Collected data:
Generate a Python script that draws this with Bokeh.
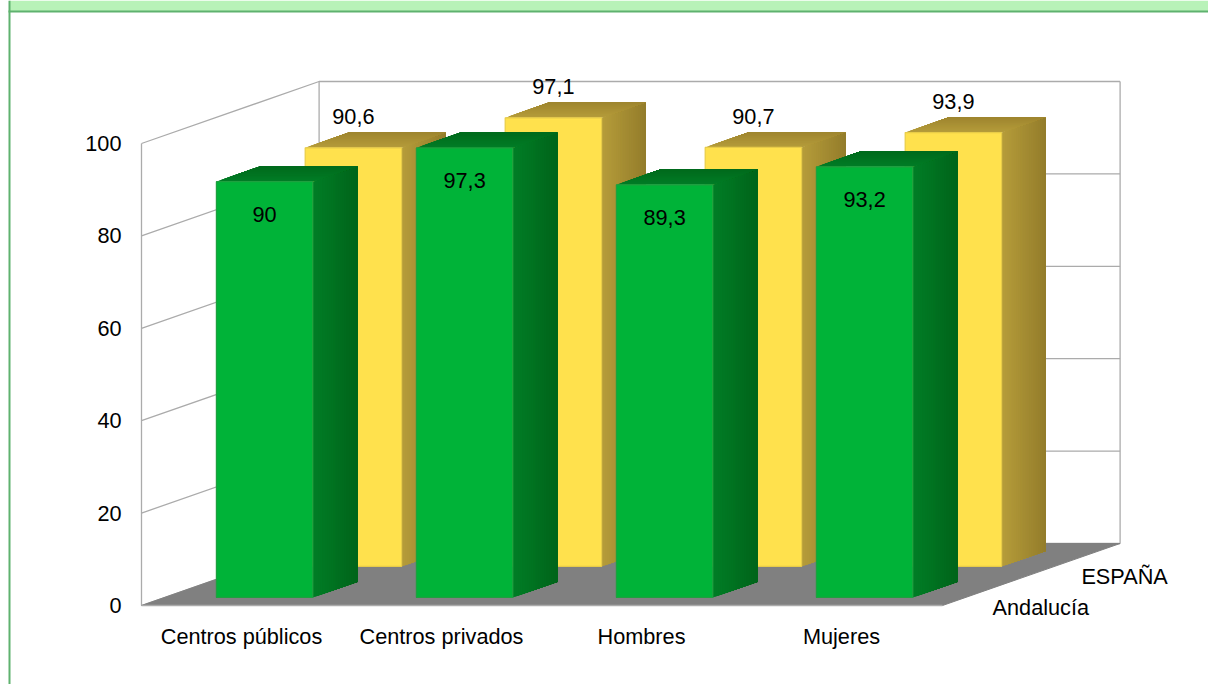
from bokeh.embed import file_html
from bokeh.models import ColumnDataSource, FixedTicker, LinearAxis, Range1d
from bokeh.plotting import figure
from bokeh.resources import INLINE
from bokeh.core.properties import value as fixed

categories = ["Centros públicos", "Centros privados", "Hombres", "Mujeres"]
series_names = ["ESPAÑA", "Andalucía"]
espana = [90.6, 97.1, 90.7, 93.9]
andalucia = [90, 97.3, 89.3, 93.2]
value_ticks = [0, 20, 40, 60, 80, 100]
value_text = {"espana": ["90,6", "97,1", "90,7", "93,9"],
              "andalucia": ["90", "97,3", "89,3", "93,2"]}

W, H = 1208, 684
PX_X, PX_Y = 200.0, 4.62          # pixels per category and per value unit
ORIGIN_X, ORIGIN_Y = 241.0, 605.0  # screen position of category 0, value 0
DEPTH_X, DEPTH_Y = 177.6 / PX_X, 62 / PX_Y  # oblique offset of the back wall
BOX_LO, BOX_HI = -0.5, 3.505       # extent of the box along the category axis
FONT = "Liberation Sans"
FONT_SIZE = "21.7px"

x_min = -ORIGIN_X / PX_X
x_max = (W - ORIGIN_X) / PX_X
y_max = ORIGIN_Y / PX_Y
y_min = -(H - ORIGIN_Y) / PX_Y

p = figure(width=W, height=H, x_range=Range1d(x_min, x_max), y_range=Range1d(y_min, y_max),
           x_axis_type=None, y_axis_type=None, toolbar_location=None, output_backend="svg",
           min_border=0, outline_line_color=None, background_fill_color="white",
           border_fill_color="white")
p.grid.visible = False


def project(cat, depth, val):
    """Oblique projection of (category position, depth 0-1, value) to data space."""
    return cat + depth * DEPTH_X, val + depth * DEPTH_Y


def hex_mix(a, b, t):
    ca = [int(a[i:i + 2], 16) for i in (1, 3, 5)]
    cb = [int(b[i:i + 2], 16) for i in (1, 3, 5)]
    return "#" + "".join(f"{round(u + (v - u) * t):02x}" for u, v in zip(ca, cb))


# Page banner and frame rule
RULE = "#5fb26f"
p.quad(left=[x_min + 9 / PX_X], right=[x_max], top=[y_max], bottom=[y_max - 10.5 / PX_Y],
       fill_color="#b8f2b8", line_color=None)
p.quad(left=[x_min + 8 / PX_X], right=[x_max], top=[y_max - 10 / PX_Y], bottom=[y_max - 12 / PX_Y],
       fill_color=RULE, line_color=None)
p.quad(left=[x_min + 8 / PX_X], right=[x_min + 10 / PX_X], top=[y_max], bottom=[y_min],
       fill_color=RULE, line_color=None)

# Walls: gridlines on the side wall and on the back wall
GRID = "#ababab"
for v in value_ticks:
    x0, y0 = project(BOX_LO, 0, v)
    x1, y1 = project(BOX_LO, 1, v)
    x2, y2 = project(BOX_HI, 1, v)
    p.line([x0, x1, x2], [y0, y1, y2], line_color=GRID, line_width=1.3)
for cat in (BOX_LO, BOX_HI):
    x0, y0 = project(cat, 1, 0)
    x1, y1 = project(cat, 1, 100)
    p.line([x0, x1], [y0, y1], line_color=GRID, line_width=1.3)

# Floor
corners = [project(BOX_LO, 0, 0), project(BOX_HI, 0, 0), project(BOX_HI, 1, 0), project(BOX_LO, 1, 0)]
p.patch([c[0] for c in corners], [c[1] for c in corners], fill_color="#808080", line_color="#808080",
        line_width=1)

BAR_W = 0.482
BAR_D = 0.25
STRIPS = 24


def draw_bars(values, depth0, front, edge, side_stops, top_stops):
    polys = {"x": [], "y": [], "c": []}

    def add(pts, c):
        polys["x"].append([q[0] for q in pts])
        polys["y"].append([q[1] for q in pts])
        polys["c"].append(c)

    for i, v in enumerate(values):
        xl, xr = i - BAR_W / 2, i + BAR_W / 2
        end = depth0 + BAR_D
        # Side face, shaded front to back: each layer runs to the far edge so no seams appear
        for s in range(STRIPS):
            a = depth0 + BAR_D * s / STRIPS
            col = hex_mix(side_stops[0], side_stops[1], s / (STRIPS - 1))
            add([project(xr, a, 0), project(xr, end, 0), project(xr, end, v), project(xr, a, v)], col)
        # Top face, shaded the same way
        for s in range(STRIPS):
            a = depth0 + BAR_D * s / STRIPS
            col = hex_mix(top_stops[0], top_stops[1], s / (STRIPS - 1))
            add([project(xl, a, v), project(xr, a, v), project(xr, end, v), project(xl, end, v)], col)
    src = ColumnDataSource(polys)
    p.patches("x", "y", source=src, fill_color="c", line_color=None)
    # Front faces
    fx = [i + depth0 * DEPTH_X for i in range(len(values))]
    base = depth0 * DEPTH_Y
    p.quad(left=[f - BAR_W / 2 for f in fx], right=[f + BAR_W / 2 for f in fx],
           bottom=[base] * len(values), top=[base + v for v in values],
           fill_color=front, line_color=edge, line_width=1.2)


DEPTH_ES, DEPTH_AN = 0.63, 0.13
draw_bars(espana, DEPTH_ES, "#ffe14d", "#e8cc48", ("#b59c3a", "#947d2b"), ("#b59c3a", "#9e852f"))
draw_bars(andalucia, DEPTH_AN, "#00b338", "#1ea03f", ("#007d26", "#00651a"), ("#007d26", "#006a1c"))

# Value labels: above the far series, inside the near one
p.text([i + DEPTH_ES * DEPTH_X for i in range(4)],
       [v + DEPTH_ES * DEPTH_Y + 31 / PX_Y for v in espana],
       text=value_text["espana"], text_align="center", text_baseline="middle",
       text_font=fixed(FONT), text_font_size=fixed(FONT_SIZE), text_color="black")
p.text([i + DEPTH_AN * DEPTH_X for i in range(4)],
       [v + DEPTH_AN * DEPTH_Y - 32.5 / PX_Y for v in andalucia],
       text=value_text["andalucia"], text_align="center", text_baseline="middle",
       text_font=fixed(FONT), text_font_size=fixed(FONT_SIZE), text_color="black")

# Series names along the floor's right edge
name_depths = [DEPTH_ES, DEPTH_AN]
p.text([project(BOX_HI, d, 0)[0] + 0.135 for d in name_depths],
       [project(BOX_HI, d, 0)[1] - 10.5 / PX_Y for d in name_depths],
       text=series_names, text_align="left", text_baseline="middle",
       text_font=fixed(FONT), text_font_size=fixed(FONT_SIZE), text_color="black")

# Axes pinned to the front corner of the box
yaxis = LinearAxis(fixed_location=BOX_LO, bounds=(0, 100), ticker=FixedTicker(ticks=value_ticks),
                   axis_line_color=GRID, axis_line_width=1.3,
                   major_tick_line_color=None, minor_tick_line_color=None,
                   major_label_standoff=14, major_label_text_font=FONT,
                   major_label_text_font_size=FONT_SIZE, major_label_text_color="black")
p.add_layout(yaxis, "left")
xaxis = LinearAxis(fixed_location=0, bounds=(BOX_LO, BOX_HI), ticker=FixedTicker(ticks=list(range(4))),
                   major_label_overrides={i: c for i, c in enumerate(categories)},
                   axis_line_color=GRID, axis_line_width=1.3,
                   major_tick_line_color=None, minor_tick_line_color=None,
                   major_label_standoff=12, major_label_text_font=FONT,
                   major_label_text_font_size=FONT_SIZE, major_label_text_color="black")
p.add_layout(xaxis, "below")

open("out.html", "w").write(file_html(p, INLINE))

Challenge: Write out again exactly the lines from the start of the data above through the line containing "y_min = -(H - ORIGIN_Y) / PX_Y", inclusive, excluding any pictures.

Solution for this exercise:
Generate a Python script that draws this with Bokeh.
from bokeh.embed import file_html
from bokeh.models import ColumnDataSource, FixedTicker, LinearAxis, Range1d
from bokeh.plotting import figure
from bokeh.resources import INLINE
from bokeh.core.properties import value as fixed

categories = ["Centros públicos", "Centros privados", "Hombres", "Mujeres"]
series_names = ["ESPAÑA", "Andalucía"]
espana = [90.6, 97.1, 90.7, 93.9]
andalucia = [90, 97.3, 89.3, 93.2]
value_ticks = [0, 20, 40, 60, 80, 100]
value_text = {"espana": ["90,6", "97,1", "90,7", "93,9"],
              "andalucia": ["90", "97,3", "89,3", "93,2"]}

W, H = 1208, 684
PX_X, PX_Y = 200.0, 4.62          # pixels per category and per value unit
ORIGIN_X, ORIGIN_Y = 241.0, 605.0  # screen position of category 0, value 0
DEPTH_X, DEPTH_Y = 177.6 / PX_X, 62 / PX_Y  # oblique offset of the back wall
BOX_LO, BOX_HI = -0.5, 3.505       # extent of the box along the category axis
FONT = "Liberation Sans"
FONT_SIZE = "21.7px"

x_min = -ORIGIN_X / PX_X
x_max = (W - ORIGIN_X) / PX_X
y_max = ORIGIN_Y / PX_Y
y_min = -(H - ORIGIN_Y) / PX_Y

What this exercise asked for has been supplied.